You may ask, "wood, coal, what’s the difference?" It’s a question Vigliotti has spent nearly two years answering. "It’s a good thing this place was delayed so long," he quipped, "it gave me enough time to figure out the pizza."

Coal, New York City’s original pizza fuel, burns hot — up to 1,000 degrees Fahrenheit — whereas the traditional dome-shaped Neapolitan oven usually burns wood at about 800 degrees. It’s the heat of the oven that determines how wet or dry the pizza dough should be, how thick or thin the pie, how lavish or restrained the toppings, because in the time it takes the pizza to cook, all of those elements must achieve peak deliciousness.

Vigliotti and his partners had decided that their target pizza would have the light, puffy rim of a classic Neapolitan pie, but with a stiffer crust.
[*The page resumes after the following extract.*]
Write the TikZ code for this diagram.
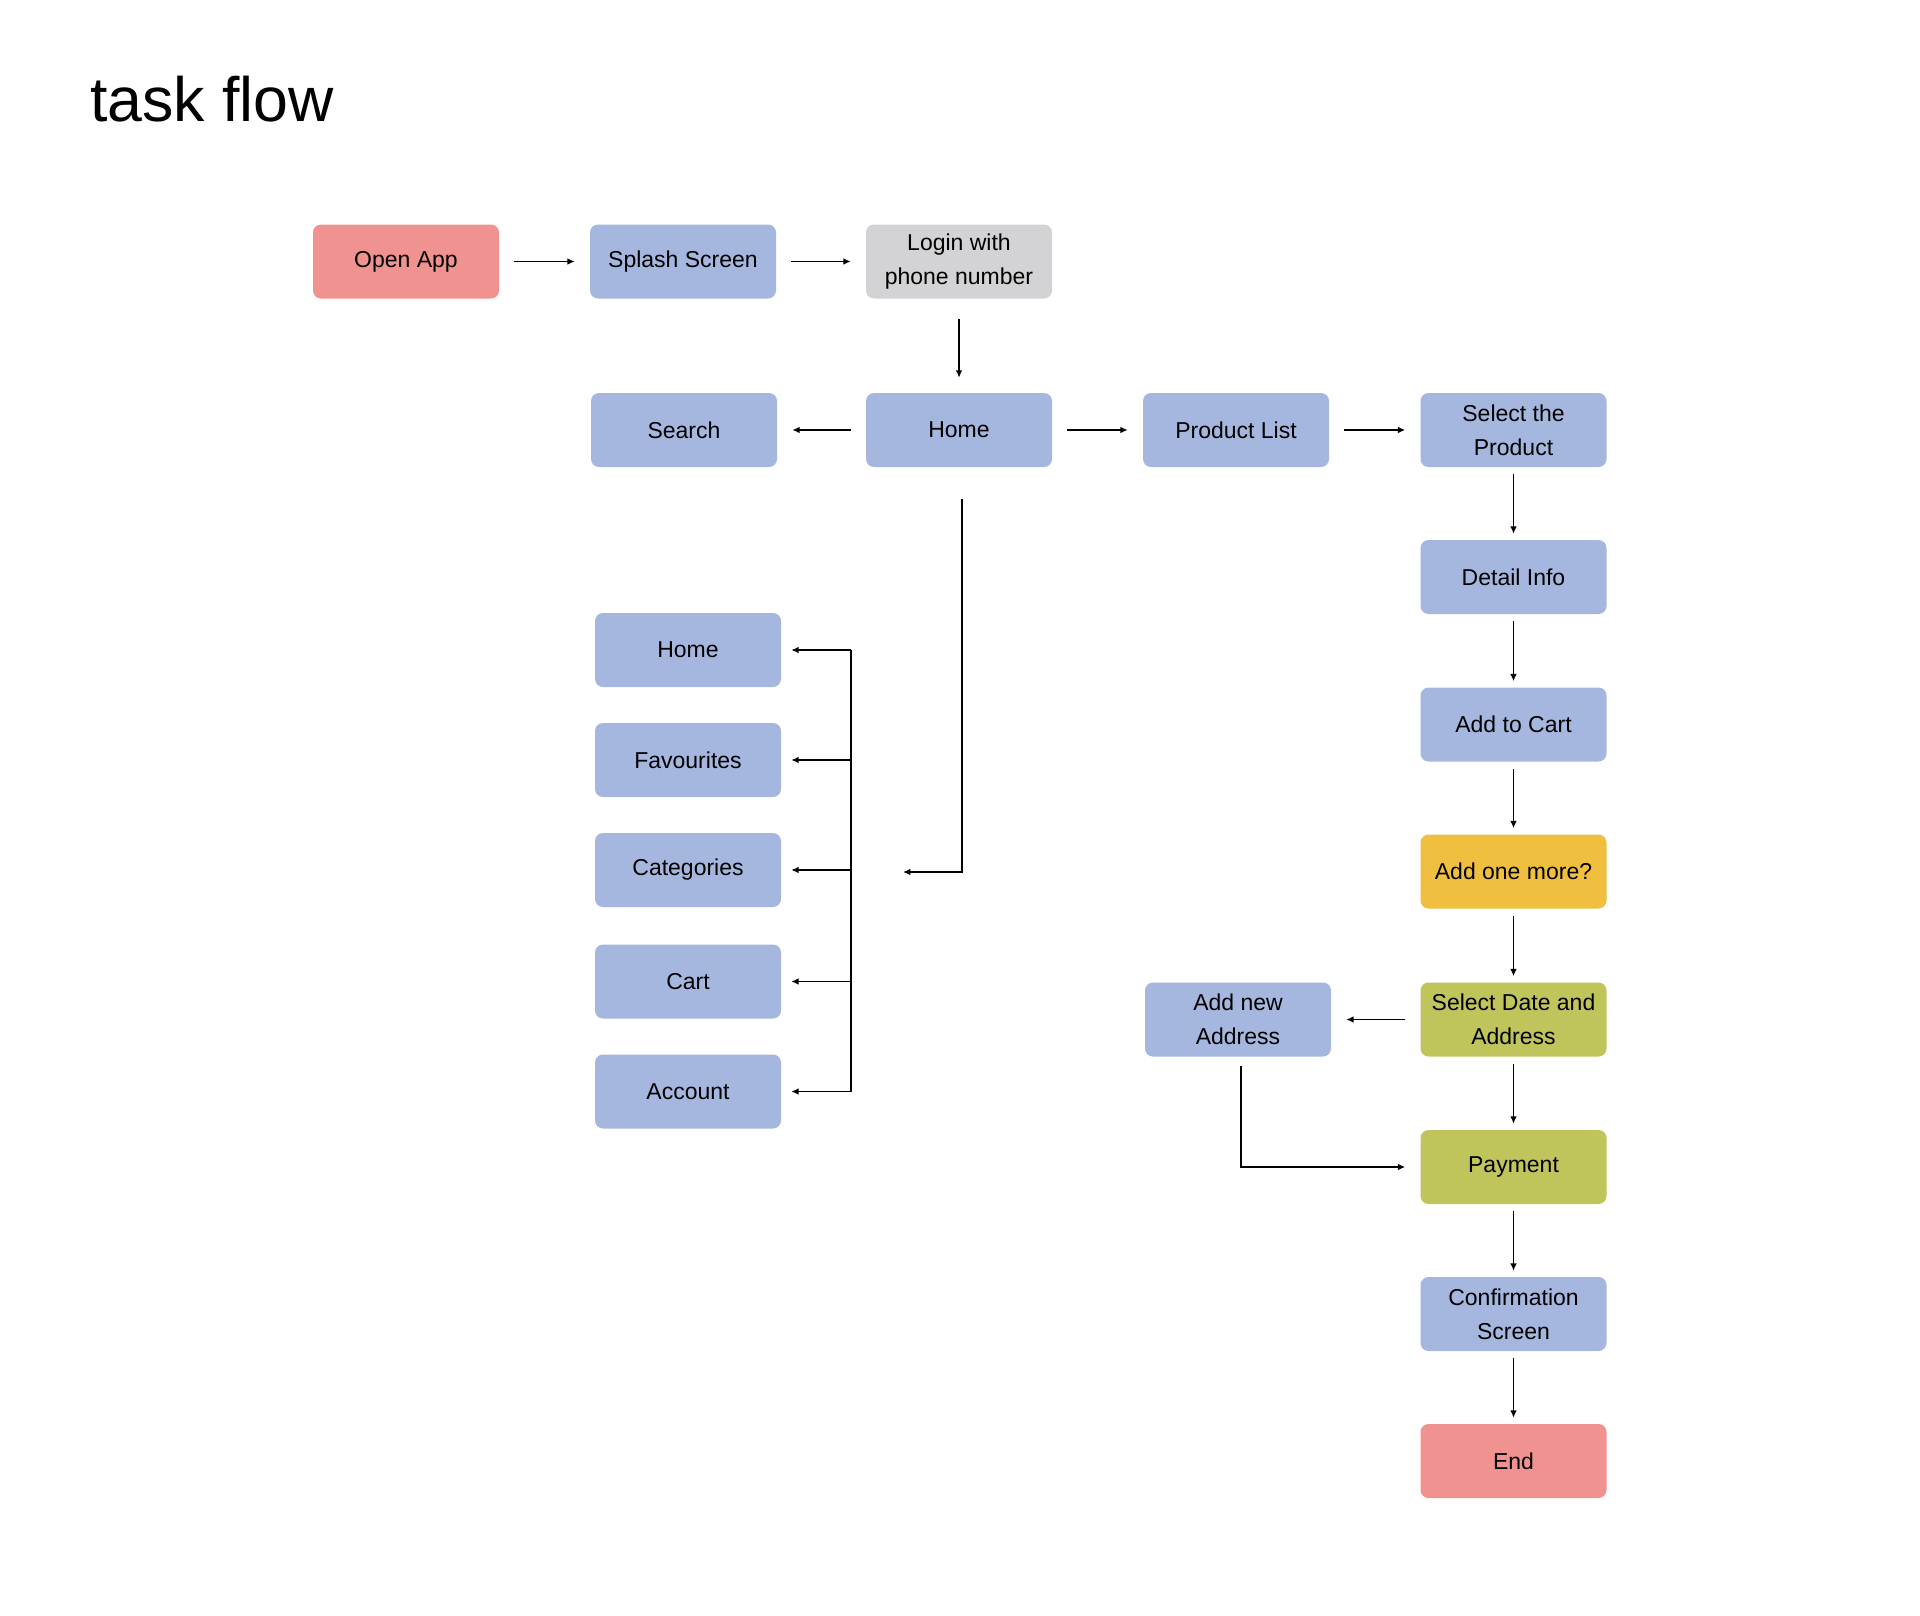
\documentclass[tikz,border=0pt]{standalone}
\usepackage{fontspec}
\setmainfont{Liberation Sans}
\usetikzlibrary{arrows.meta}

\definecolor{salmon}{RGB}{240,146,143}
\definecolor{steel}{RGB}{165,183,222}
\definecolor{ash}{RGB}{211,211,213}
\definecolor{mustard}{RGB}{240,191,63}
\definecolor{olive}{RGB}{191,196,91}

\tikzset{
  box/.style={rounded corners=6pt, minimum width=139.5pt, minimum height=55.5pt, inner sep=0pt, align=center, font=\fontsize{17.25}{25.5}\selectfont},
  flow/.style={line width=1.35pt, -{Latex[length=5.5pt,width=5pt]}},
  hflow/.style={flow, shorten <=11.25pt, shorten >=11.25pt},
  vflow/.style={flow, shorten <=5.25pt, shorten >=4.5pt}
}

\begin{document}
\begin{tikzpicture}[x=0.75pt,y=0.75pt,yscale=-1,xscale=1]
\useasboundingbox (0,0) rectangle (1920,1616); %page of 1920 x 1616

% Title
\node[anchor=base west, inner sep=0pt, font=\fontsize{47}{50}\selectfont] (title) at (90,122) {task flow};

%Shape: Rounded Rectangles, top rows
\node[box, fill=salmon] (open) at (406,261.5) {Open App};
\node[box, fill=steel] (splash) at (683,261.5) {Splash Screen};
\node[box, fill=ash] (login) at (959,261.5) {Login with\\phone number};
\node[box, fill=steel] (search) at (684,430) {Search};
\node[box, fill=steel] (home) at (959,430) {Home};
\node[box, fill=steel] (plist) at (1236,430) {Product List};

%Shape: Rounded Rectangles, right column
\node[box, fill=steel] (selprod) at (1513.5,430) {Select the\\Product};
\node[box, fill=steel] (detail) at (1513.5,577) {Detail Info};
\node[box, fill=steel] (addcart) at (1513.5,724.5) {Add to Cart};
\node[box, fill=mustard] (onemore) at (1513.5,871.5) {Add one more?};
\node[box, fill=olive] (seldate) at (1513.5,1019.5) {Select Date and\\Address};
\node[box, fill=olive] (payment) at (1513.5,1167) {Payment};
\node[box, fill=steel] (confirm) at (1513.5,1314) {Confirmation\\Screen};
\node[box, fill=salmon] (theend) at (1513.5,1461) {End};
\node[box, fill=steel] (newaddr) at (1238,1019.5) {Add new\\Address};

%Shape: Rounded Rectangles, menu
\node[box, fill=steel] (mhome) at (688,650) {Home};
\node[box, fill=steel] (mfav) at (688,760) {Favourites};
\node[box, fill=steel] (mcat) at (688,870) {Categories};
\node[box, fill=steel] (mcart) at (688,981.5) {Cart};
\node[box, fill=steel] (maccount) at (688,1091.5) {Account};

\coordinate (bar) at (851,650);
\coordinate (menu) at (903,872);

%Straight Lines
\draw[hflow] (open) -- (splash);
\draw[hflow] (splash) -- (login);
\draw[flow, shorten <=15pt, shorten >=11.25pt] (login) -- (home);
\draw[hflow] (home) -- (search);
\draw[hflow] (home) -- (plist);
\draw[hflow] (plist) -- (selprod);
\draw[vflow] (selprod) -- (detail);
\draw[vflow] (detail) -- (addcart);
\draw[vflow] (addcart) -- (onemore);
\draw[vflow] (onemore) -- (seldate);
\draw[vflow] (seldate) -- (payment);
\draw[vflow] (payment) -- (confirm);
\draw[vflow] (confirm) -- (theend);
\draw[hflow] (seldate) -- (newaddr);
\draw[flow, shorten <=6.75pt, shorten >=11.25pt] ([xshift=2.5pt]newaddr.south) |- (payment.west);
\draw[flow, shorten <=24pt] ([xshift=2pt]home.south) |- (menu);

%Straight Lines, menu bracket
\draw[line width=1.35pt] (bar |- mhome.east) -- (bar |- maccount.east);
\draw[flow, shorten >=7.5pt] (bar |- mhome.east) -- (mhome.east);
\draw[flow, shorten >=7.5pt] (bar |- mfav.east) -- (mfav.east);
\draw[flow, shorten >=7.5pt] (bar |- mcat.east) -- (mcat.east);
\draw[flow, shorten >=7.5pt] (bar |- mcart.east) -- (mcart.east);
\draw[flow, shorten >=7.5pt] (bar |- maccount.east) -- (maccount.east);

\end{tikzpicture}
\end{document}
His breakthrough came when he realized that a cooler oven was the way to achieve this, and that meant learning how to starve his coal fire of oxygen to keep it low and slow — at 600 degrees, his 12-inch pies take about five minutes. In another break from Neapolitan tradition, 1653 also makes 18-inch pies. But no slices. Small pies range from $14 to $22; large pies from $30 to $45.

The 13 pizzas on the menu range from classic Margherita, bianca (with mozzarella, pecorino, Fontina, scamorza and stracciatella) and wild mushroom (mozzarella, scamorza, maitake, king trumpet, pioppino, truffle paste and porcini dust) to more fanciful creations such as a pie with fresh and smoked mozzarella, bacon jam and shaved red onions. Pies topped with mortadella and pistachio cream are trendy on Long Island right now; Vigliotti says he started making one at Vulcano 081 in 2015; here it’s topped with stracciatella and pistachio dust.
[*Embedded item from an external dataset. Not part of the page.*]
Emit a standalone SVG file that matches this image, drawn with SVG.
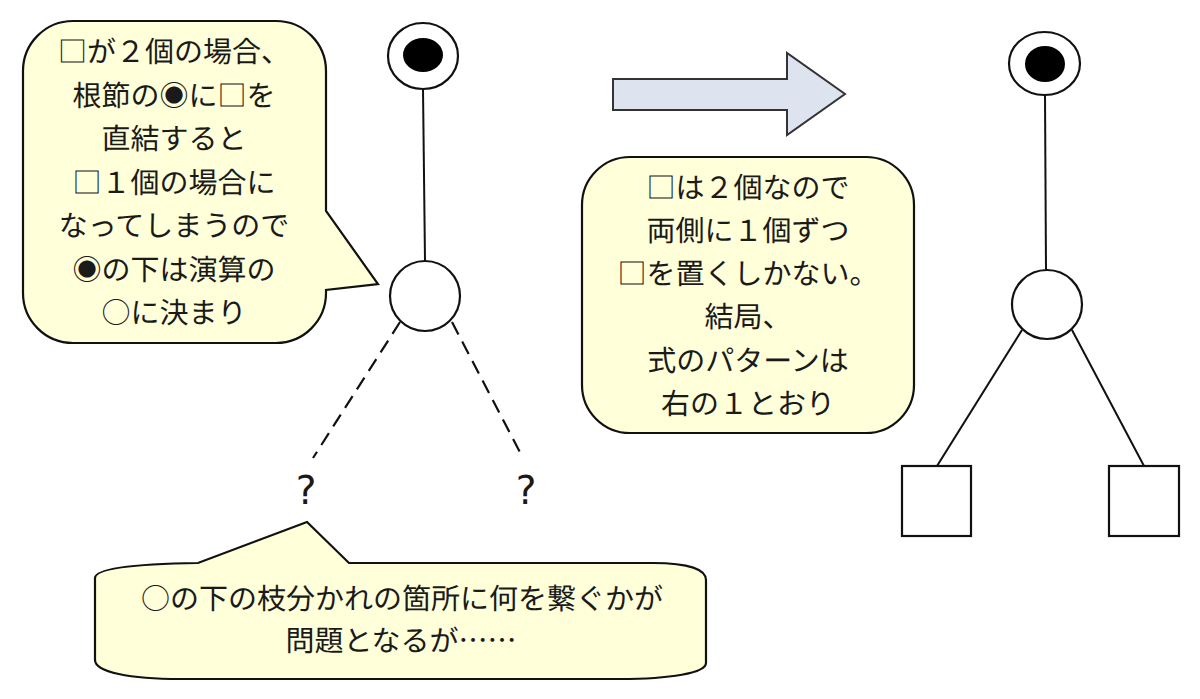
<svg xmlns="http://www.w3.org/2000/svg" width="1200" height="699" viewBox="0 0 1200 699">
<style>
.bub{fill:#ffffd9;stroke:#111;stroke-width:2.2;stroke-linejoin:miter}
.nd{fill:#fff;stroke:#111;stroke-width:2.2}
.dot{fill:#000}
.ln{stroke:#111;stroke-width:2;fill:none}
.dash{stroke:#111;stroke-width:2.2;fill:none;stroke-dasharray:14 8}
.t{font-family:"Noto Sans CJK JP","Noto Sans",sans-serif;font-size:29px;fill:#1a1a1a;text-anchor:middle;text-rendering:geometricPrecision}
.sq{font-family:"Noto Sans CJK JP",sans-serif;fill:#1a1a1a}
.q{font-family:"DejaVu Sans",sans-serif;font-size:39px;fill:#1a1a1a;text-anchor:middle}
</style>
<rect width="1200" height="699" fill="#fff"/>
<g id="connectors">
<line class="ln" x1="423" y1="89" x2="425" y2="261"/>
<line class="dash" x1="400" y1="322" x2="313" y2="458"/>
<line class="dash" x1="452" y1="322" x2="523" y2="458"/>
<line class="ln" x1="1045" y1="95" x2="1046" y2="270"/>
<line class="ln" x1="1022" y1="330" x2="937" y2="466"/>
<line class="ln" x1="1072" y1="330" x2="1144" y2="466"/>
</g>
<g id="bubble-left">
<path class="bub" d="M73,21 H276 A50,50 0 0 1 326,71 V211 L378,284 L326,290 V293 A50,50 0 0 1 276,343 H73 A50,50 0 0 1 23,293 V71 A50,50 0 0 1 73,21 Z"/>
<text class="t" x="174" y="62">□が２個の場合、</text>
<text class="t" x="174" y="105.5">根節の◉に<tspan class="sq">□</tspan>を</text>
<text class="t" x="174" y="149">直結すると</text>
<text class="t" x="174" y="192.5">□１個の場合に</text>
<text class="t" x="174" y="236">なってしまうので</text>
<text class="t" x="174" y="279.5">◉の下は演算の</text>
<text class="t" x="174" y="323">○に決まり</text>
</g>
<g id="left-root">
<ellipse class="nd" cx="423" cy="56" rx="35" ry="33"/>
<ellipse class="dot" cx="423" cy="55" rx="20" ry="17"/>
</g>
<g id="left-op">
<ellipse class="nd" cx="425" cy="296" rx="35" ry="35"/>
</g>
<g id="q-left"><text class="q" x="306" y="504">?</text></g>
<g id="q-right"><text class="q" x="526" y="504">?</text></g>
<g id="bubble-bottom">
<path class="bub" d="M95,578 C95,569 130,564 198,563 L307,522 L349,563 L653,563 C690,563 706,570 706,580 V663 C706,673 670,679 620,679 H180 C130,679 95,672 95,660 Z"/>
<text class="t" x="402" y="609">○の下の枝分かれの箇所に何を繋ぐかが</text>
<text class="t" x="401" y="651">問題となるが……</text>
</g>
<g id="arrow">
<path d="M613,79 H787 V53 L845,94 L787,135 V110 H613 Z" fill="#dee4ef" stroke="#333" stroke-width="2"/>
</g>
<g id="bubble-middle">
<rect class="bub" x="582" y="157" width="332" height="276" rx="48" ry="48"/>
<text class="t" x="748" y="198">□は２個なので</text>
<text class="t" x="748" y="241">両側に１個ずつ</text>
<text class="t" x="748" y="284"><tspan class="sq">□</tspan>を置くしかない。</text>
<text class="t" x="748" y="327">結局、</text>
<text class="t" x="748" y="371">式のパターンは</text>
<text class="t" x="748" y="414">右の１とおり</text>
</g>
<g id="right-root">
<ellipse class="nd" cx="1044.5" cy="63.5" rx="35.5" ry="31.5"/>
<ellipse class="dot" cx="1045" cy="64" rx="20" ry="18"/>
</g>
<g id="right-op">
<ellipse class="nd" cx="1047" cy="304.5" rx="35" ry="34.5"/>
</g>
<g id="right-leaf-left">
<rect class="nd" x="902" y="466" width="69" height="70"/>
</g>
<g id="right-leaf-right">
<rect class="nd" x="1109" y="466" width="70" height="70"/>
</g>
</svg>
This reporter, raised in New Haven, is both a fierce critic and vocal promoter of clam pizza. Vigliotti has come up with an unorthodox method involving a clam-infused cream (don’t worry, it bakes into the crust), lemon zest and pickled banana peppers that gives Frank Pepe, the world’s foremost purveyor of clam pizza, a run for his money.

For starters, 1653 offers a refined "pizzeria salad" with Trevisano radicchio, baby romaine and lemon-mustard vinaigrette; Roman-style rice balls made either with pork sugo or cheese and pepper; coal-oven-charred octopus with pea purée, guanciale (cured pig jowl) and spicy fried potatoes; fried calamari and shrimp served in a cone with parsley-lemon aioli. There are six pastas (among them, pesto lasagna, tonarelli carbonara and tagliatelle Bolognese) and three mains (coal-oven-roasted chicken, monkfish piccata and a butter-seared rib-eye. Starters range from $10 to $15; mains top out at $45 for the steak.

The liquid portion of 1653’s roster is the domain of Frank Antonetti, who made The Rust & Gold one of the Island’s best cocktail bars. There are craft cocktails and spirits here too, but Antonetti is most enthusiastic about his wine list which features lesser known Italian varieties such as Gavi from the Piedmont, Catarratto from partner Sottile’s native Sicily and Lambrusco, a red sparkler from Emilia-Romagna. Italian craft beers as well.

It’s Antonetti who came up with the name of the 49-seat restaurant: 1653 refers to the year that the Matinecock Indians sold what was then Huntington to three English settlers from Oyster Bay. He and his partners collaborated on the sleek, contemporary design which, notably, eschews Edison lights, reclaimed wood and Mason jars.

1653 Pizza Co. is at 80 Gerard St., Huntington, 631-824-6070.